Shifting Boundaries of American Empire: Case Studies in Labor, Education, and War, 1870s–1970s

AHA Session 191
Saturday, January 7, 2023: 1:30 PM-3:00 PM
Washington Room B (Loews Philadelphia Hotel, 3rd Floor)
Chair:
Solsiree del Moral, Amherst College

Session Abstract

This panel explores how American imperial power was wielded and negotiated in the context of labor, education, and warfare from the 1870s to the 1970s, a period in which the United States emerged as a global power and expanded its influence despite internal and external challenges. Central to each of these case studies in American empire are the people who worked on its behalf or sought to limit its reach, and in all of the papers, race and gender weigh heavily. Collectively, these case studies demonstrate the shifting boundaries of American empire.

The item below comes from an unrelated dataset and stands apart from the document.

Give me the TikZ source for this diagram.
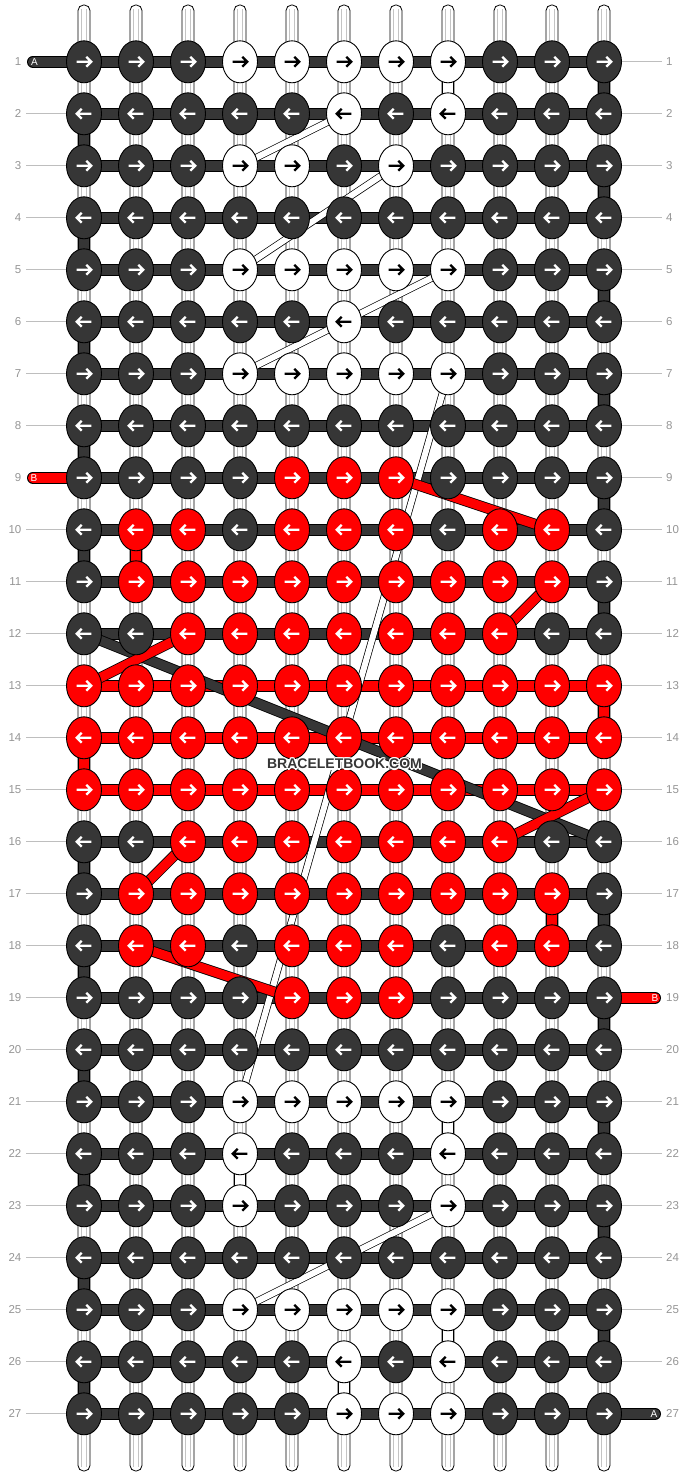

Eittreim opens the conversation by examining the work of Marianna Burgess, a white teacher who worked among Native peoples from the mid-1870s through the 1920s. Burgess played a central role in building and expanding the Carlisle Indian School’s mission of assimilating Native students to white cultural norms. Significantly, after her time at the Indian school, former students active in the pan-Indian rights movement (that Carlisle inadvertently helped to create) invited her to participate in their work of Indian reform, demonstrating the complex power dynamics within U.S. imperial education.

Relatedly, Whalen investigates the work of George LeMieux (Bad River Ojibwe) who sought to improve Native American lives and livelihoods by reforming a US government vocational labor program from within during the early twentieth century (1900-1930). While LeMieux succeeded in improving Native laborers’ living and working conditions in eastern Colorado and western Kansas beet production, he was unable to secure permanent labor protections in the face of corporate power and federal bureaucracy. LeMieux’s story demonstrates the shifting boundaries of labor and sovereignty for Natives during a time when their access to rights and protections of American citizenship within the American empire remained uncertain.

Shifting beyond US borders, Angsusingha examines how Jesuit educators and Iraqi students negotiated gender norms and redefined notions of citizenship at Baghdad College from 1932 to 1958. While Jesuits sought to impose ideals of American masculinity through academic and extracurricular programming at Baghdad College, male students adopted or rejected these teachings to varying degrees. Angsusingha argues that understanding Jesuit teachers’ experiences demonstrates how, more than acting simply as agents of empire, these teachers helped create new meanings of masculinity within the Iraqi context.

Noting the strong correlation between masculinity and warfare, Zdencanovic wraps up the session with his study on the US government’s efforts to expand its military manpower during the Vietnam War by appealing to the poor and working-class through “Project 100,000” (1966-1971). This program attracted tens of thousands of predominantly black males by offering vocational training, stable pay, and benefits in exchange for military service. Zdencanovic argues that such programming was a precursor to the rise of the carceral state as it sought to discipline this marginalized community.

With scholars from diverse academic specialties and research focuses, this panel will stimulate discussions on the shifting imperatives of American Empire and the evolving power dynamics between the US and its subjects within the country and abroad.